1. Why we think of light as a wave
Light shows behaviours that cannot be explained if it were only a stream of particles or rays. Effects like bright and dark fringes, colours on soap bubbles, and light bending around obstacles all point to one idea — light behaves like a wave.
These effects appear only when I think of light spreading out and interfering like ripples on water.
2. Light as an electromagnetic wave
Light is an electromagnetic wave made up of oscillating electric and magnetic fields. These fields vibrate:
- perpendicular to each other,
- and perpendicular to the direction in which light travels.
This makes light a transverse wave.
3. Wavefronts help visualise light
Instead of imagining light as thin rays, wave optics uses wavefronts — surfaces on which every point vibrates in phase. This helps me picture how the wave spreads out.
3.1. Types of wavefronts
- Plane wavefront: From a faraway light source.
- Spherical wavefront: From a point source.
- Cylindrical wavefront: From a long, thin source like a slit.
4. Wavelength and frequency of light
Every wave is described by its wavelength and frequency. Light of different colours has different wavelengths:
- Violet → shorter wavelength
- Red → longer wavelength
The wavelength decides how much light bends around edges and how interference patterns look.

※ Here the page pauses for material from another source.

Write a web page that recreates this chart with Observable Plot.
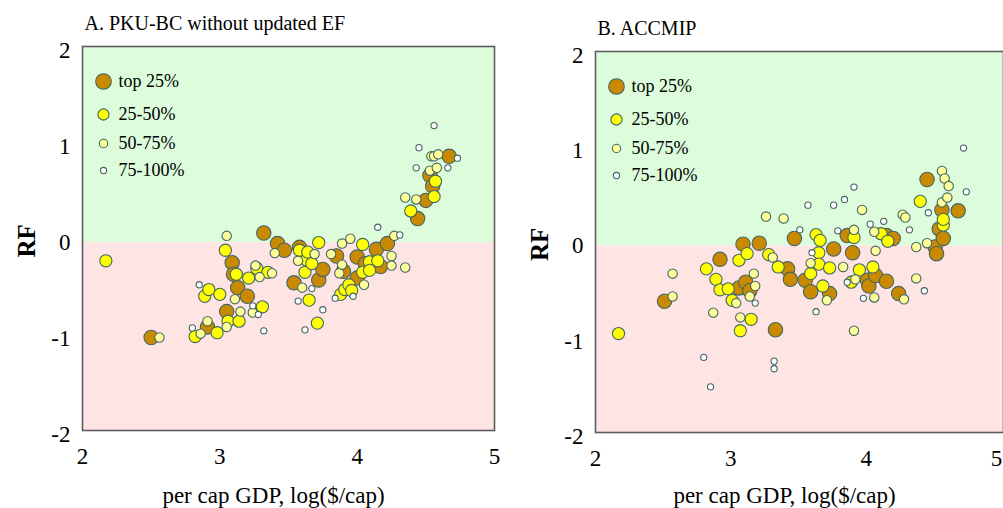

5. Huygens’ principle: how waves move forward
Huygens’ principle makes the wave picture easier: each point on a wavefront acts like a tiny source of new waves. The next wavefront is the smooth surface touching all these secondary waves.
This principle explains reflection and refraction without needing rays.
6. Evidence that light is a wave
Several experiments make the wave nature of light very clear:
6.1. Interference
When two light waves overlap, they add up. Sometimes they strengthen each other (bright fringes) and sometimes they cancel (dark fringes). This pattern can appear only if light is a wave.
6.2. Diffraction
Diffraction is the bending and spreading of light when it passes through narrow openings or around sharp edges. A sharp particle beam would not bend like this, but a wave does.
6.3. Polarisation
Polarisation is possible only for transverse waves. Since light can be polarised, it must be a transverse wave. This is one of the strongest evidences supporting the wave model.
7. How wavelength influences wave effects
The wave effects depend strongly on the wavelength:
- Shorter wavelengths (violet) bend less during refraction but diffract less.
- Longer wavelengths (red) bend more during dispersion and diffract more.
These differences explain why interference patterns have coloured fringes and why dispersion occurs in prisms.
8. Everyday examples of the wave nature of light
Wave effects appear in many familiar situations:
- Colours in oil films or soap bubbles → interference
- Blurring at the edges of shadows → diffraction
- Glare reduction using polarised sunglasses → polarisation
- Rainbow-like patterns on CDs → diffraction
9. Why both wave and ray models are useful
In many daily situations, obstacles and lenses are much larger than the wavelength of light. In those cases, the wavefront bends very little, so light travels almost in straight lines — the ray model is enough.
But whenever patterns, colours, or bending around small openings appear, the wave model becomes essential.